Have you heard the saying – no hoof, no horse? Hoof care is a vital part of maintaining your horse’s overall health. Checking your horse’s hooves daily (at the very least, two to three times per week) is an essential part of your grooming routine.
More than just keeping them clean, frequent hoof checks are important to help you become very familiar with what is normal and what is not, and to notice any problems that may be starting.
Natural hoof care
Interested in looking into natural hoof care for your horse? Dr. Robert Bowker’s Corona Vista Equine Center, located near Lansing Michigan, offers holistic horse care, lameness rehab and cutting edge hoof research. They have a brand new natural boarding facility – complete with indoor arena and outdoor living tracks. Hoof care clinics, workshops dates and additional information is available on their Web site: www.coronavistaequinecenter.com
Checklist for hoof care:
- As you approach your horse make sure the symmetry is close. They do not have to be exactly equal but very close to the same size and shape.
- Carefully examine for defects in the wall and coronary band. Pick up the hoof, run your hand over the outside of the wall to feel for defects. Use the same procedure for the coronary band and then squeeze it gently. These two procedures will also show tender spots and moisture bearing areas.

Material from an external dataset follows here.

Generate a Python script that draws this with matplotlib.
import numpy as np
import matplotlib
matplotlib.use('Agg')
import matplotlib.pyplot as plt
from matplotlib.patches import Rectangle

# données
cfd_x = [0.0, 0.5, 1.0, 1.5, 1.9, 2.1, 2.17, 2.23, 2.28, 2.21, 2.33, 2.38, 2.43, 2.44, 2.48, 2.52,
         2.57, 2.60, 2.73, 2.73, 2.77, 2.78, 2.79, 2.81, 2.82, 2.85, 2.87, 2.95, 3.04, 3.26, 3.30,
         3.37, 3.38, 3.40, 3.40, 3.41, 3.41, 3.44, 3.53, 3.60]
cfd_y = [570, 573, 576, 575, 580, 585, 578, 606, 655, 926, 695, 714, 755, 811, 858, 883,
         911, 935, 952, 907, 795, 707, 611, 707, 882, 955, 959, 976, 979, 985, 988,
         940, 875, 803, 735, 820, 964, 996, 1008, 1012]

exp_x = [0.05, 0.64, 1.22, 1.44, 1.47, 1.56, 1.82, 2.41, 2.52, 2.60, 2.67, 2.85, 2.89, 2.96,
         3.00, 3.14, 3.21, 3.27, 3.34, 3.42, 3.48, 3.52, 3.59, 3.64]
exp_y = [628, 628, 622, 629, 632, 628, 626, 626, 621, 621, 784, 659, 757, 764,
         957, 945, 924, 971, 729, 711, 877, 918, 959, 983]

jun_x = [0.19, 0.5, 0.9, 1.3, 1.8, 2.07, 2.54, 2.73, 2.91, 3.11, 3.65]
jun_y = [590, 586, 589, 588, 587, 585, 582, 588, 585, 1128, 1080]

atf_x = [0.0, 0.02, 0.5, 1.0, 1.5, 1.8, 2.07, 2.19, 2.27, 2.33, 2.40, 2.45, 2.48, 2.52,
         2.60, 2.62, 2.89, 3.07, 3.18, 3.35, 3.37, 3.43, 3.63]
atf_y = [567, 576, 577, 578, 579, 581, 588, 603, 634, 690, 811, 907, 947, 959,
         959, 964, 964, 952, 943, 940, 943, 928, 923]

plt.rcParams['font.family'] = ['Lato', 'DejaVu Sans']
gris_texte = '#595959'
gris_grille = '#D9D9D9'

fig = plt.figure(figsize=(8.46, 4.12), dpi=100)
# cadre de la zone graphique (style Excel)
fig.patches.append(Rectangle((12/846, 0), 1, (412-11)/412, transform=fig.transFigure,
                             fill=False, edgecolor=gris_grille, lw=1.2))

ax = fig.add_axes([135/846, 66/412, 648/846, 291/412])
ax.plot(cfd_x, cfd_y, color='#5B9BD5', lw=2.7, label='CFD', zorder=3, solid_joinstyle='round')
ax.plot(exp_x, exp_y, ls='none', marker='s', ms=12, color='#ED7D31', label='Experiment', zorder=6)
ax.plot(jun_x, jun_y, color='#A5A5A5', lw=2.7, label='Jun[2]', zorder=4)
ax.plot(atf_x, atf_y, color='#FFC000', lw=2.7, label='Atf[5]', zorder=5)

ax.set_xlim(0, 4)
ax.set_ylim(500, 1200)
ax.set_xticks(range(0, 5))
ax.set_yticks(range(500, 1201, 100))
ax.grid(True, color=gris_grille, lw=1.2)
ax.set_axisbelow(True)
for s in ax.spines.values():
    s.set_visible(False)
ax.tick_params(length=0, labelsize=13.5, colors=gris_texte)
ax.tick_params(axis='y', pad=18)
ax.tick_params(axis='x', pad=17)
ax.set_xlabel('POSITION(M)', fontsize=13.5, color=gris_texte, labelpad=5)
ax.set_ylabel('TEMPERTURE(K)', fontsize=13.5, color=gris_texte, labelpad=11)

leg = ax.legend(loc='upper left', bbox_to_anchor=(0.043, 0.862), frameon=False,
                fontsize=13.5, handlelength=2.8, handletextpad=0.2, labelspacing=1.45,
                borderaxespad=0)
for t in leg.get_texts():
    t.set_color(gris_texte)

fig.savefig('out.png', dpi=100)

- Carefully inspect the sole. Check the coloring in each hoof. They should be the same in color. A clearly delineated dark spot indicates a bruise or puncture wound.
- Look and compare the frogs. The two front hooves should be similar in size and shape and the same with the rear hooves. You should lightly press each frog with your hoof pick. Considering Lansing-area terrain, they should be slightly spongy.
- If your horse is shod, grasp the shoe and see if it wiggles. Check for missing clinches, if the shoe is loose you may choose to remove the shoe before your horse loses it on her own and possibly taking a chunk of her hoof with it.
If you keep a close eye on your horse’s hooves, you can avoid a lot of issues by catching the problem before it gets severe.
Daily hoof cleaning technique
Try to work into your daily hoof cleaning a few simple steps:
- Use your hoof pick from heel to toe. If it is tightly packed you may need to loosen it up a bit before it is removed.
- Once all the debris is removed, check all the areas of the hoof and make sure there is not a bad odor as this is a clear cut sign of thrush.
- Make sure there are no pebbles or stones lodged anywhere, even under the shoe.
Your horses hooves should exhibit a natural glossy luster of the hoof wall. A smooth uniform surface free of cracks, rings, dishes and flares; a concave sole that touches the shoe then you can be pretty sure that your horses hooves are in good health.